__REQUIRED TASK__
Print the listing in its entirety and exactly, leaving out images.

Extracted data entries

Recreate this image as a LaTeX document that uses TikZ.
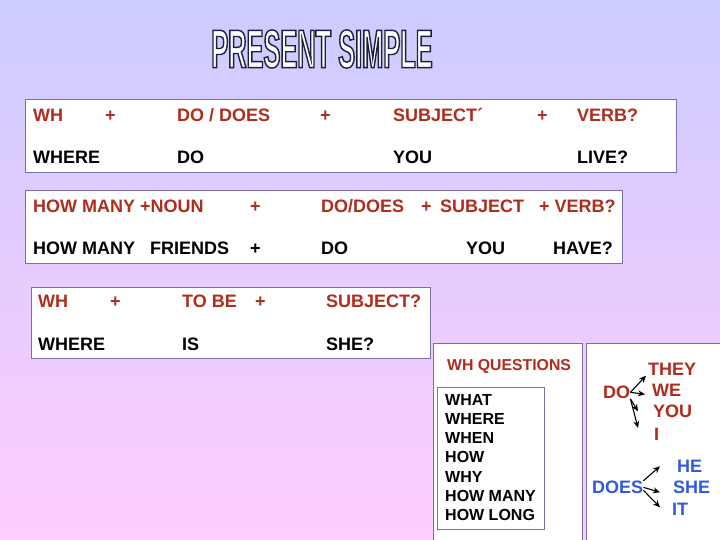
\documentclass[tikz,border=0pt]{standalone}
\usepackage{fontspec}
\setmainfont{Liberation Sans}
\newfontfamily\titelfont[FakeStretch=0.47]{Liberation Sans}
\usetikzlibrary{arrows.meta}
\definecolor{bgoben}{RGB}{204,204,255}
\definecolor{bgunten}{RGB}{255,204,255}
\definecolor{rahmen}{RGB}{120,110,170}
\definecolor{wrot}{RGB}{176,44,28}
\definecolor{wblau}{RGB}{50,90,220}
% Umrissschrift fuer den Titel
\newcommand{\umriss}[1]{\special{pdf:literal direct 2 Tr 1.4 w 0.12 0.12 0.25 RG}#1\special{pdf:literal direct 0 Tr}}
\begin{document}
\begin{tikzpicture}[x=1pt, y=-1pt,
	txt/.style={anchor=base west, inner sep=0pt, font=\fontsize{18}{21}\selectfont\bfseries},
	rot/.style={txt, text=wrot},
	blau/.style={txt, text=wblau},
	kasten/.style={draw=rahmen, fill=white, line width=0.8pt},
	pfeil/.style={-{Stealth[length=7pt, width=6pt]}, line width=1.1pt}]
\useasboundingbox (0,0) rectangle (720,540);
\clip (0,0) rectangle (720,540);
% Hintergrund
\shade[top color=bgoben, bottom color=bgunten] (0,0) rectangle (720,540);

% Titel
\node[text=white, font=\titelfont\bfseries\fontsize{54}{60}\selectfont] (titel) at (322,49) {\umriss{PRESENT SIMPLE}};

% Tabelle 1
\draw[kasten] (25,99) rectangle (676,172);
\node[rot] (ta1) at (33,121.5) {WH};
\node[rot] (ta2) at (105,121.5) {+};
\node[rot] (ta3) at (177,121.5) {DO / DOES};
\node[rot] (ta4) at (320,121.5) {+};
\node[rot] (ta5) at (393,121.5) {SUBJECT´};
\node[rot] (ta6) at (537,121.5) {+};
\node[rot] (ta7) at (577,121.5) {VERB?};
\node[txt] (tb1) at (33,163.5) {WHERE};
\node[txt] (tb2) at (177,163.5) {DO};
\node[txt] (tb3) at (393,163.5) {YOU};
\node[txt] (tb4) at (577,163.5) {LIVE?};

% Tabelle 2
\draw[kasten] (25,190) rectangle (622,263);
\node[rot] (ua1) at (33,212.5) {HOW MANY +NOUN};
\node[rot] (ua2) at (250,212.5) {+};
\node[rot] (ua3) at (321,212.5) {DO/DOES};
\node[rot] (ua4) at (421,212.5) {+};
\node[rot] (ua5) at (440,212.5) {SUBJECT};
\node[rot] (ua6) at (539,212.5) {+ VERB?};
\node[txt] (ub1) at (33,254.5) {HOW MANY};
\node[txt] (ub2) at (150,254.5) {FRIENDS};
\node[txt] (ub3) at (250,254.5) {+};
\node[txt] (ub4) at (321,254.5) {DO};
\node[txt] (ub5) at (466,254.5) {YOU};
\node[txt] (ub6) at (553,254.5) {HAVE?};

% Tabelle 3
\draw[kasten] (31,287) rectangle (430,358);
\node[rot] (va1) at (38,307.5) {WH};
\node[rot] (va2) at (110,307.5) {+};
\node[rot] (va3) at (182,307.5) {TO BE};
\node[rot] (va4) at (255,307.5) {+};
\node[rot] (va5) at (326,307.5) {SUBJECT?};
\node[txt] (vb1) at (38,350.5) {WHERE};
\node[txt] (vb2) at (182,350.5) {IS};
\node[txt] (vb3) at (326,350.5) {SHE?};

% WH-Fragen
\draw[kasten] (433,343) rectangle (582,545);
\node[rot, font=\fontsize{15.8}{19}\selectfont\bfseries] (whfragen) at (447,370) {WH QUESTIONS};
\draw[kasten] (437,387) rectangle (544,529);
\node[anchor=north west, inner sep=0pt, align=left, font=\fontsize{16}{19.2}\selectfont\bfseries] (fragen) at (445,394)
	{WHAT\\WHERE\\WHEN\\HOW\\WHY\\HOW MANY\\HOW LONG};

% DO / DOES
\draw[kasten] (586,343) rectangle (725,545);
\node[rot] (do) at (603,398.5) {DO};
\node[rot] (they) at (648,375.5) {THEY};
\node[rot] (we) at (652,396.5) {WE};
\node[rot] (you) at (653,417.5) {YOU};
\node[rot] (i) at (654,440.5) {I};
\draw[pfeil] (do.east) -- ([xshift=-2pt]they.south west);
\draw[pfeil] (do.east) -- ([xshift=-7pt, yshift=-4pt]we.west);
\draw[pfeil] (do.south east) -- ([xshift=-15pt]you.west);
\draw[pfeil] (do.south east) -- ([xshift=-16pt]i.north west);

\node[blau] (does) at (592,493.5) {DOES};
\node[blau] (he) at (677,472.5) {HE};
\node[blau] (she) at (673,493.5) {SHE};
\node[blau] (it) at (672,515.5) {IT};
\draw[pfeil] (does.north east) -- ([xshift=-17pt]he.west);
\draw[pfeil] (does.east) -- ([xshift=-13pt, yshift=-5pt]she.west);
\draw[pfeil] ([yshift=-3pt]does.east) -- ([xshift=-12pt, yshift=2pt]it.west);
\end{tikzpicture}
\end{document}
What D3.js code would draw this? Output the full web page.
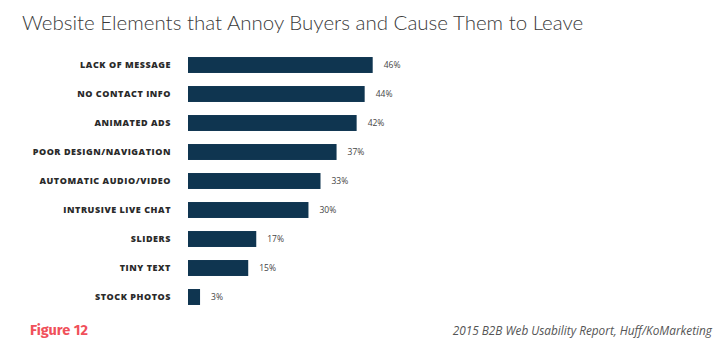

__SOLUTION FOR THIS PROBLEM__
Recreate this image as a LaTeX document that uses TikZ.
\documentclass[tikz,border=0pt]{standalone}
\usepackage{fontspec}
\setmainfont{Liberation Sans}
\newfontfamily\titelfont[FakeStretch=0.47]{Liberation Sans}
\usetikzlibrary{arrows.meta}
\definecolor{bgoben}{RGB}{204,204,255}
\definecolor{bgunten}{RGB}{255,204,255}
\definecolor{rahmen}{RGB}{120,110,170}
\definecolor{wrot}{RGB}{176,44,28}
\definecolor{wblau}{RGB}{50,90,220}
% Umrissschrift fuer den Titel
\newcommand{\umriss}[1]{\special{pdf:literal direct 2 Tr 1.4 w 0.12 0.12 0.25 RG}#1\special{pdf:literal direct 0 Tr}}
\begin{document}
\begin{tikzpicture}[x=1pt, y=-1pt,
	txt/.style={anchor=base west, inner sep=0pt, font=\fontsize{18}{21}\selectfont\bfseries},
	rot/.style={txt, text=wrot},
	blau/.style={txt, text=wblau},
	kasten/.style={draw=rahmen, fill=white, line width=0.8pt},
	pfeil/.style={-{Stealth[length=7pt, width=6pt]}, line width=1.1pt}]
\useasboundingbox (0,0) rectangle (720,540);
\clip (0,0) rectangle (720,540);
% Hintergrund
\shade[top color=bgoben, bottom color=bgunten] (0,0) rectangle (720,540);

% Titel
\node[text=white, font=\titelfont\bfseries\fontsize{54}{60}\selectfont] (titel) at (322,49) {\umriss{PRESENT SIMPLE}};

% Tabelle 1
\draw[kasten] (25,99) rectangle (676,172);
\node[rot] (ta1) at (33,121.5) {WH};
\node[rot] (ta2) at (105,121.5) {+};
\node[rot] (ta3) at (177,121.5) {DO / DOES};
\node[rot] (ta4) at (320,121.5) {+};
\node[rot] (ta5) at (393,121.5) {SUBJECT´};
\node[rot] (ta6) at (537,121.5) {+};
\node[rot] (ta7) at (577,121.5) {VERB?};
\node[txt] (tb1) at (33,163.5) {WHERE};
\node[txt] (tb2) at (177,163.5) {DO};
\node[txt] (tb3) at (393,163.5) {YOU};
\node[txt] (tb4) at (577,163.5) {LIVE?};

% Tabelle 2
\draw[kasten] (25,190) rectangle (622,263);
\node[rot] (ua1) at (33,212.5) {HOW MANY +NOUN};
\node[rot] (ua2) at (250,212.5) {+};
\node[rot] (ua3) at (321,212.5) {DO/DOES};
\node[rot] (ua4) at (421,212.5) {+};
\node[rot] (ua5) at (440,212.5) {SUBJECT};
\node[rot] (ua6) at (539,212.5) {+ VERB?};
\node[txt] (ub1) at (33,254.5) {HOW MANY};
\node[txt] (ub2) at (150,254.5) {FRIENDS};
\node[txt] (ub3) at (250,254.5) {+};
\node[txt] (ub4) at (321,254.5) {DO};
\node[txt] (ub5) at (466,254.5) {YOU};
\node[txt] (ub6) at (553,254.5) {HAVE?};

% Tabelle 3
\draw[kasten] (31,287) rectangle (430,358);
\node[rot] (va1) at (38,307.5) {WH};
\node[rot] (va2) at (110,307.5) {+};
\node[rot] (va3) at (182,307.5) {TO BE};
\node[rot] (va4) at (255,307.5) {+};
\node[rot] (va5) at (326,307.5) {SUBJECT?};
\node[txt] (vb1) at (38,350.5) {WHERE};
\node[txt] (vb2) at (182,350.5) {IS};
\node[txt] (vb3) at (326,350.5) {SHE?};

% WH-Fragen
\draw[kasten] (433,343) rectangle (582,545);
\node[rot, font=\fontsize{15.8}{19}\selectfont\bfseries] (whfragen) at (447,370) {WH QUESTIONS};
\draw[kasten] (437,387) rectangle (544,529);
\node[anchor=north west, inner sep=0pt, align=left, font=\fontsize{16}{19.2}\selectfont\bfseries] (fragen) at (445,394)
	{WHAT\\WHERE\\WHEN\\HOW\\WHY\\HOW MANY\\HOW LONG};

% DO / DOES
\draw[kasten] (586,343) rectangle (725,545);
\node[rot] (do) at (603,398.5) {DO};
\node[rot] (they) at (648,375.5) {THEY};
\node[rot] (we) at (652,396.5) {WE};
\node[rot] (you) at (653,417.5) {YOU};
\node[rot] (i) at (654,440.5) {I};
\draw[pfeil] (do.east) -- ([xshift=-2pt]they.south west);
\draw[pfeil] (do.east) -- ([xshift=-7pt, yshift=-4pt]we.west);
\draw[pfeil] (do.south east) -- ([xshift=-15pt]you.west);
\draw[pfeil] (do.south east) -- ([xshift=-16pt]i.north west);

\node[blau] (does) at (592,493.5) {DOES};
\node[blau] (he) at (677,472.5) {HE};
\node[blau] (she) at (673,493.5) {SHE};
\node[blau] (it) at (672,515.5) {IT};
\draw[pfeil] (does.north east) -- ([xshift=-17pt]he.west);
\draw[pfeil] (does.east) -- ([xshift=-13pt, yshift=-5pt]she.west);
\draw[pfeil] ([yshift=-3pt]does.east) -- ([xshift=-12pt, yshift=2pt]it.west);
\end{tikzpicture}
\end{document}
What D3.js code would draw this? Output the full web page.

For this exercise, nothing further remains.